A curious student wrote on 04/15/2011 11:18 AM:
> Hi Professor!
> About part b) of problem 3, where we are to show that the integral
> equals 1 when i=j and 0 when i does not equal j, should I go about
> solving each integral for i=1, 2, 3, 4; or is there a simpler approach
> where I can be general that will suffice? Thanks and have a great weekend!

That is a good question.

Please do not do the four cases separately. Possible, but not optimal.

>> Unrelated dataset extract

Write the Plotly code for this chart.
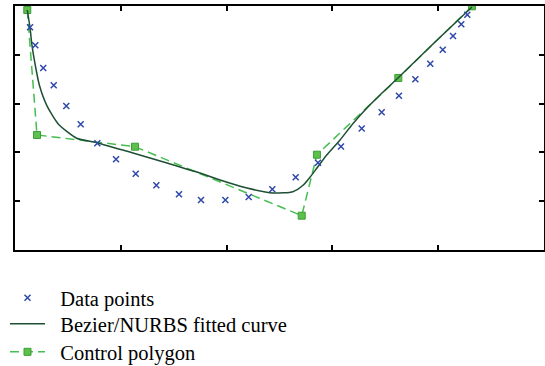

You can work out the integral with x_i, y_i and z_i left as symbols. The integral result will, then, be a (simple) function of these symbols. Once you have that result, it should be apparent that it reduces to a simple number for all cases of i, i.e. for all possible sets of values for x_i, y_i, z_i.

Another curious student wrote on 04/18/2011 10:58 PM:
> Hello Professor,
>
> For problem 1 on Homework 3, I proved (or at least I hope I did) that
> -2t cos(ka) - 2t(sub2)cos(ka/2) is not a valid band dispersion by
> showing that it does not have k - space periodicity. ... snip ...
> Is this a valid method for solving the problem? What concerns me is that
> I didn't need to use the information that t > 0 and t(sub2) > 0. 

Yes, I understand that not using all information could be a concern. However, in this case, only the periodicity matters. So, I think you are doing it perfectly. The integrals such as t and t_2 can be positive or negative depending on materials and bands.